If every building had a green roof the environmental benefits for the wider community would be massive. If we look at just the Urban Heat Island (UHI) effect it would be possible to lower the temperature of cities. The University of Melbourne, School of Land and Environment, said “the UHI effect is the observed trend that urban areas are 5-7 degrees warmer than non urban areas which has implications on health, comfort and energy use”. This is achieved because vegetation absorbs light that would otherwise be converted into heat energy. So a green roof can contribute to reducing green house gas emissions and help cities to adapt to the warmer climate that is our future.
The benefits of storm water management are multiple. When it rains water is stored by the substrate of a green roof and then taken up by the plants from where it is returned to the atmosphere through transpiration and evaporation. The amount of water a green roof retains varies depending on the depth of the soil, the type of plants and the season. As a guide, in summer, a green roof retains 70-90% of the rain that falls onto it. And when it rains the water that eventually does go out to the storm water system is delayed. That means it does not go out at peak flow so decreases the stress on sewer systems.
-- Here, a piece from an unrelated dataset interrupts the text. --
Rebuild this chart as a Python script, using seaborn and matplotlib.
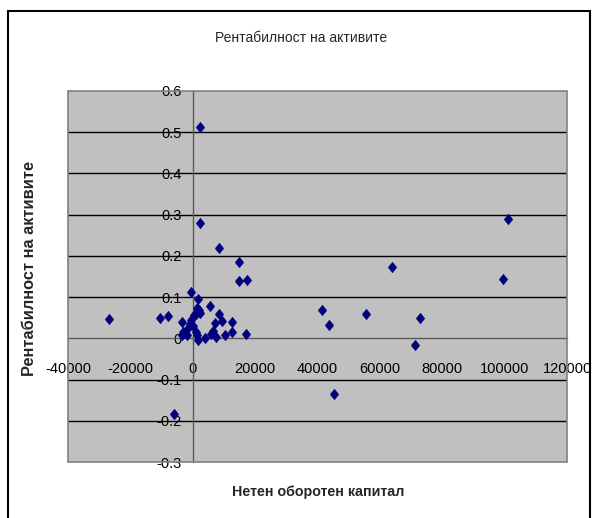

And the water that flows out is filtered as it passes through plants and the substrate thereby releasing good clean water into storm water catchments like Port Philip Bay.
Air quality improves because a green roof can capture airbourne pollutants. Plants also filter noxious gases. So green roofs decrease pollution.
The insulation properties of a green roof reduces daily energy demands. The National Research Council of Canada found that green roofs reduce the demand for air conditioning by over 75%.
Finally green roofs sustain a variety of plants and invertebrates and provide habitat for birds, which is great for biodiversity.